As the secession winter of 1860-61 turned into spring, two sites—Fort Sumter in Charleston Harbor and Fort Pickens on Pensacola Bay—emerged as potential flashpoints in the deepening crisis between the North and South. As the site of the opening shots of the war, Fort Sumter has justifiably claimed the bulk of attention from historians. Yet to contemporaries, the standoff at Fort Pickens loomed as dangerous as the one in Charleston. The confrontation on Pensacola Bay and the role of Fort Pickens in the opening stages of the war are given full treatment in John Driscoll’s carefully studied and closely argued The Civil War on Pensacola Bay, 1861-1862.

Driscoll introduces his topic with an overview of the history and topography of Pensacola Bay, whose deep harbor and proximity to Mobile, Ala., New Orleans and the West Indian trade routes led to its selection as the site of the southernmost Navy yard in the United States. A series of fortifications were constructed to protect the installation, the key being Fort Pickens on the barrier island Santa Rosa. As Florida moved rapidly toward secession, U.S. Artillery Lieutenant Adam Slemmer made the key decision to transfer his small detachment from the mainland bastions to Pickens. His action foiled designs by Florida state and Confederate forces to capture the strongpoint, simultaneously denying them full use of Pensacola Bay. Slemmer was aided by the naval vessels that sheltered under the fort’s guns, and scouted the bay to intercept Rebel landing parties and Southern ships. With both sides hoping to avoid blame for initiating hostilities, the so-called “Fort Pickens truce” was negotiated. Southern authorities undertook not to attempt to attack the fort, which they hoped would fall instead from a lack of supplies, and Federal authorities pledged not to reinforce it. When Braxton Bragg arrived to assume command of the gathering Confederate forces at Pensacola in March 1861, he upheld the truce, partly because he had no siege artillery. Bragg’s cautious attitude offset serious deficiencies in Federal command in the bay, caused by officious, sometimes absurd, squabbles between Union Army and Navy officers over protocol, rank and orders.

The situation changed rapidly at both Sumter and Pickens after the Lincoln administration assumed office. While Fort Sumter was given priority, Slemmer’s thin command at Fort Pickens was reinforced. Despite the landing of additional Union forces, which effectively ended the “truce,” Bragg waited seven months before launching a weak attack against the fort that accomplished little. The Federals retaliated by bombarding Confederate fortifications on the mainland. Pensacola slid into backwater status as Bragg’s forces were shifted to Tennessee and Virginia. The Confederates then evacuated Pensacola and its fortifications, burning or destroying whatever they could not carry off. Shortly afterward, Northern forces from Pickens sailed across the bay and took control of the town and its installations.

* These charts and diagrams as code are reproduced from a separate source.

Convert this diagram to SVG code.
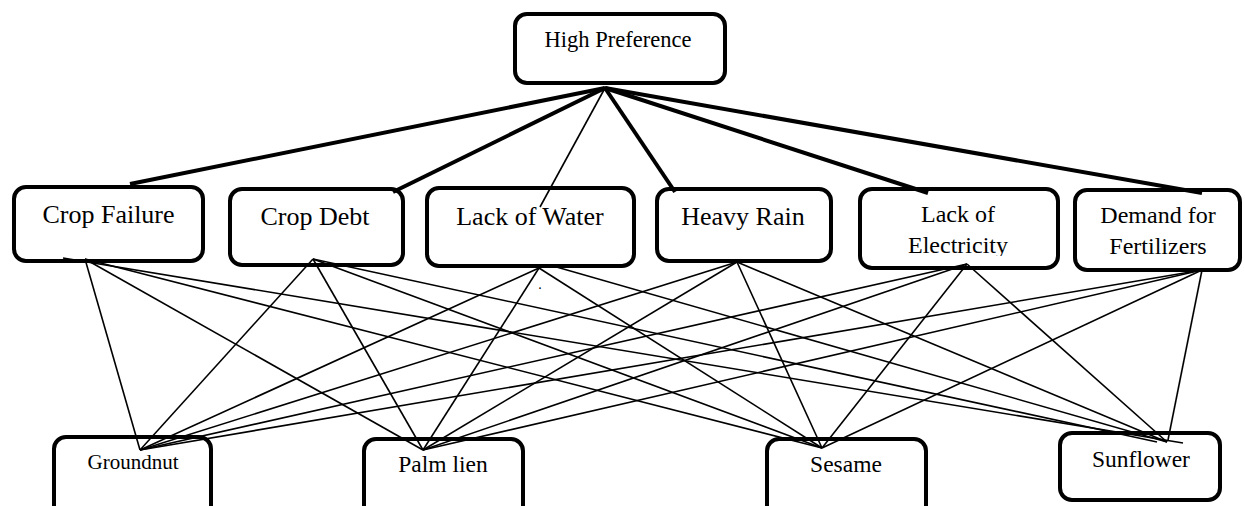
<svg xmlns="http://www.w3.org/2000/svg" width="1245" height="506" viewBox="0 0 1245 506">
<style>
.box{fill:#fff;stroke:#000;stroke-width:4}
.t{font-family:'Liberation Serif','DejaVu Serif',serif;fill:#000;text-anchor:middle}
.thick{stroke:#000;stroke-width:4;fill:none;stroke-linecap:butt}
.thin{stroke:#000;stroke-width:1.6;fill:none}
</style>
<defs>
<clipPath id="clipLE"><rect x="858" y="187" width="202" height="69"/></clipPath>
</defs>
<rect width="1245" height="506" fill="#fff"/>
<g id="high-preference">
<rect class="box" x="515" y="14" width="210" height="69" rx="12"/>
<text class="t" font-family="Liberation Serif, serif" x="618" y="47" font-size="22.5">High Preference</text>
</g>
<g id="crop-failure">
<rect class="box" x="14" y="187" width="189" height="74" rx="12"/>
<text class="t" font-family="Liberation Serif, serif" x="108.5" y="223" font-size="26">Crop Failure</text>
</g>
<g id="crop-debt">
<rect class="box" x="230" y="189" width="173" height="76" rx="12"/>
<text class="t" font-family="Liberation Serif, serif" x="315" y="225" font-size="26">Crop Debt</text>
</g>
<g id="lack-of-water">
<rect class="box" x="427" y="188" width="207" height="78" rx="12"/>
<text class="t" font-family="Liberation Serif, serif" x="530" y="225" font-size="26">Lack of Water</text>
<text class="t" font-family="Liberation Serif, serif" x="540" y="289" font-size="14">.</text>
</g>
<g id="heavy-rain">
<rect class="box" x="657" y="189" width="174" height="72" rx="12"/>
<text class="t" font-family="Liberation Serif, serif" x="743" y="225" font-size="26">Heavy Rain</text>
</g>
<g id="lack-of-electricity">
<rect class="box" x="860" y="189" width="198" height="79" rx="12"/>
<g clip-path="url(#clipLE)">
<text class="t" font-family="Liberation Serif, serif" x="958" y="222" font-size="24">Lack of</text>
<text class="t" font-family="Liberation Serif, serif" x="958" y="253" font-size="24">Electricity</text>
</g>
</g>
<g id="demand-for-fertilizers">
<rect class="box" x="1075" y="190" width="165" height="80" rx="12"/>
<text class="t" font-family="Liberation Serif, serif" x="1158" y="223" font-size="24">Demand for</text>
<text class="t" font-family="Liberation Serif, serif" x="1158" y="254" font-size="24">Fertilizers</text>
</g>
<g id="groundnut">
<rect class="box" x="54" y="437" width="157" height="100" rx="12"/>
<text class="t" font-family="Liberation Serif, serif" x="133" y="469" font-size="21">Groundnut</text>
</g>
<g id="palm-lien">
<rect class="box" x="364" y="439" width="159" height="100" rx="12"/>
<text class="t" font-family="Liberation Serif, serif" x="443" y="472" font-size="23.5">Palm lien</text>
</g>
<g id="sesame">
<rect class="box" x="767" y="439" width="159" height="100" rx="12"/>
<text class="t" font-family="Liberation Serif, serif" x="846" y="472" font-size="23.5">Sesame</text>
</g>
<g id="sunflower">
<rect class="box" x="1060" y="433" width="160" height="67" rx="12"/>
<text class="t" font-family="Liberation Serif, serif" x="1141" y="467" font-size="23.5">Sunflower</text>
</g>
<g id="connectors">
<line class="thick" x1="605" y1="88" x2="130" y2="184"/>
<line class="thick" x1="605" y1="88" x2="393" y2="192"/>
<line class="thin" x1="605" y1="88" x2="540" y2="207"/>
<line class="thick" x1="605" y1="88" x2="675" y2="192"/>
<line class="thick" x1="605" y1="88" x2="928" y2="193"/>
<line class="thick" x1="605" y1="88" x2="1202" y2="193"/>
<line class="thin" x1="85" y1="259" x2="140" y2="450"/>
<line class="thin" x1="85" y1="259" x2="423" y2="450"/>
<line class="thin" x1="85" y1="259" x2="822" y2="448"/>
<line class="thin" x1="63" y1="258" x2="1183" y2="443"/>
<line class="thin" x1="313" y1="259" x2="140" y2="450"/>
<line class="thin" x1="313" y1="259" x2="423" y2="450"/>
<line class="thin" x1="313" y1="259" x2="822" y2="448"/>
<line class="thin" x1="313" y1="259" x2="1157" y2="442"/>
<line class="thin" x1="539" y1="268" x2="140" y2="450"/>
<line class="thin" x1="539" y1="268" x2="423" y2="450"/>
<line class="thin" x1="539" y1="268" x2="822" y2="448"/>
<line class="thin" x1="553" y1="266" x2="1167" y2="442"/>
<line class="thin" x1="737" y1="262" x2="140" y2="450"/>
<line class="thin" x1="737" y1="262" x2="423" y2="450"/>
<line class="thin" x1="737" y1="262" x2="822" y2="448"/>
<line class="thin" x1="737" y1="262" x2="1167" y2="442"/>
<line class="thin" x1="967" y1="264" x2="140" y2="450"/>
<line class="thin" x1="967" y1="264" x2="423" y2="450"/>
<line class="thin" x1="967" y1="264" x2="822" y2="448"/>
<line class="thin" x1="967" y1="264" x2="1167" y2="442"/>
<line class="thin" x1="1202" y1="270" x2="140" y2="450"/>
<line class="thin" x1="1202" y1="270" x2="423" y2="450"/>
<line class="thin" x1="1202" y1="270" x2="822" y2="448"/>
<line class="thin" x1="1202" y1="270" x2="1168" y2="440"/>
</g>
</svg>
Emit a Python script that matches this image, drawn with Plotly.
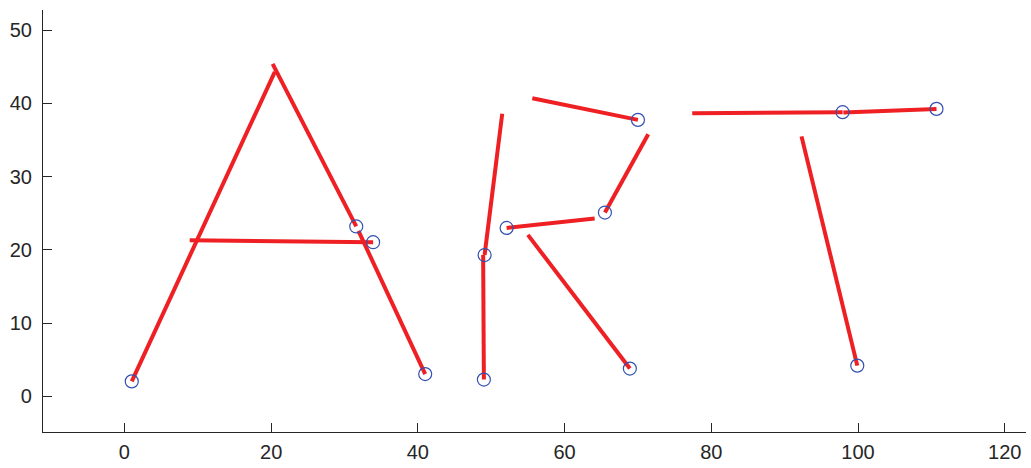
import plotly.graph_objects as go

# Pen strokes spelling "ART": each stroke starts at (x0, y0) and ends at (x1, y1)
stroke_names = ["A left", "A right upper", "A bar", "A right lower",
                "R stem lower", "R stem upper", "R middle", "R bowl",
                "R top", "R leg", "T bar left", "T bar right", "T stem"]
x0 = [1.0, 31.6, 33.9, 41.0, 49.0, 49.1, 52.1, 65.5, 70.0, 68.9, 97.9, 110.7, 99.9]
y0 = [2.05, 23.2, 21.05, 3.05, 2.3, 19.3, 23.0, 25.1, 37.75, 3.8, 38.8, 39.25, 4.2]
x1 = [20.5, 20.2, 8.9, 31.9, 48.9, 51.5, 64.1, 71.4, 55.6, 55.0, 77.4, 98.0, 92.3]
y1 = [44.3, 45.4, 21.3, 22.6, 19.3, 38.6, 24.3, 35.8, 40.7, 22.05, 38.65, 38.75, 35.5]

x_ticks = [0, 20, 40, 60, 80, 100, 120]
y_ticks = [0, 10, 20, 30, 40, 50]

line_x, line_y = [], []
for xa, ya, xb, yb in zip(x0, y0, x1, y1):
    line_x += [xa, xb, None]
    line_y += [ya, yb, None]

fig = go.Figure()
fig.add_trace(go.Scatter(
    x=line_x, y=line_y, mode="lines",
    line=dict(color="#EE2024", width=4),
    hoverinfo="skip", showlegend=False,
))
fig.add_trace(go.Scatter(
    x=x0, y=y0, mode="markers", text=stroke_names,
    marker=dict(symbol="circle-open", size=13, color="#3350B0",
                line=dict(width=1.2, color="#3350B0")),
    showlegend=False,
))

axis_common = dict(
    showline=True, linecolor="#262626", linewidth=1.2,
    ticks="inside", ticklen=9, tickwidth=1, tickcolor="#262626",
    showgrid=False, zeroline=False, mirror=False, automargin=False,
    tickfont=dict(family="Liberation Sans, Arial, sans-serif", size=20, color="#262626"),
)

fig.update_layout(
    width=1031, height=468,
    margin=dict(l=43, r=5, t=10, b=36),
    paper_bgcolor="white", plot_bgcolor="white",
    xaxis=dict(range=[-11.1, 122.9], tickvals=x_ticks, ticklabelstandoff=2, **axis_common),
    yaxis=dict(range=[-4.86, 52.75], tickvals=y_ticks, ticklabelstandoff=6, **axis_common),
)

fig.write_html("out.html")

The Civil War on Pensacola Bay, 1861-1862 is attractively produced and profusely illustrated, but it lacks a good map of the area, which would be beneficial. The partial map on the cover is inadequate to the task. Driscoll’s clear, even writing and his mastery of source material has been sabotaged by poor editing. Too many run-on paragraphs, some extending over three pages, often turns reading from a pleasure to a slog.

All the same, this is an important contribution to the study of an often-overlooked theater of the war.